If we extend the Iswitch
interface, we just get a larger array/vtable struct, where the first part of the extended vtable matches the base class.
class Iswitch_extended:public Iswitch {
virtual bool is_on() const = 0;
};
corresponds to:
struct Iswitch_extended_vtable:Iswitch_vtable {
bool(*is_on)(void const*)=0;
};
struct Iswitch_extended:public Iswitch {
Iswitch_extended_vtable const* get_vtable() const { return static_cast<Iswitch_extended_vtable const*>(vtable); }
bool is_on() const { return get_vtable()->is_on(this); }
};
and the classes implementing it have to point to a full Iswitch_extended
table with the vtable
.
All of these techniques existed in C code bases prior to C++ being specified. When Bjarn was designing C++, he had this stuff in mind; the idea is that writing this boilerplate was annoying, and having the compiler write it for you was nice.
The downside is that there is more than one way to do all of this.
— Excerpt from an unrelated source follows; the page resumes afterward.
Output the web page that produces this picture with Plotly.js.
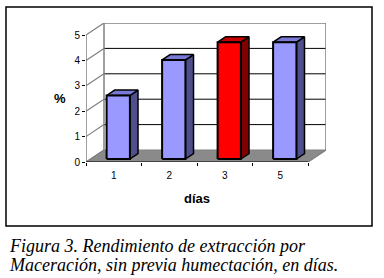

While every major compiler used the above technique, MFC used a switch-based dispatch mechanism for its polymorphism.
The problem with the above vtable approach is that every concrete class needs a O(number of virtual methods) table. In MFC's case, the number of methods that needs to be possibly overridden is large (almost every windows message!). So instead of a huge function table, the message ID is passed to dispatch function, which is daisy chained. If a subclass wants to intercept that message on this object, it stops the chain and returns a function pointer (or executes the message directly on the function pointer).
But, with a fixed generator of dynamic dispatch code built into the language, the alternative approaches are far more expensive, and get neglected, even if they would be better for a specific use case.
I, for one, am looking forward to reflection. With reflection we'll be able to generate the dynamic dispatch code as efficiently as the compiler does, but target a different choice of OO model.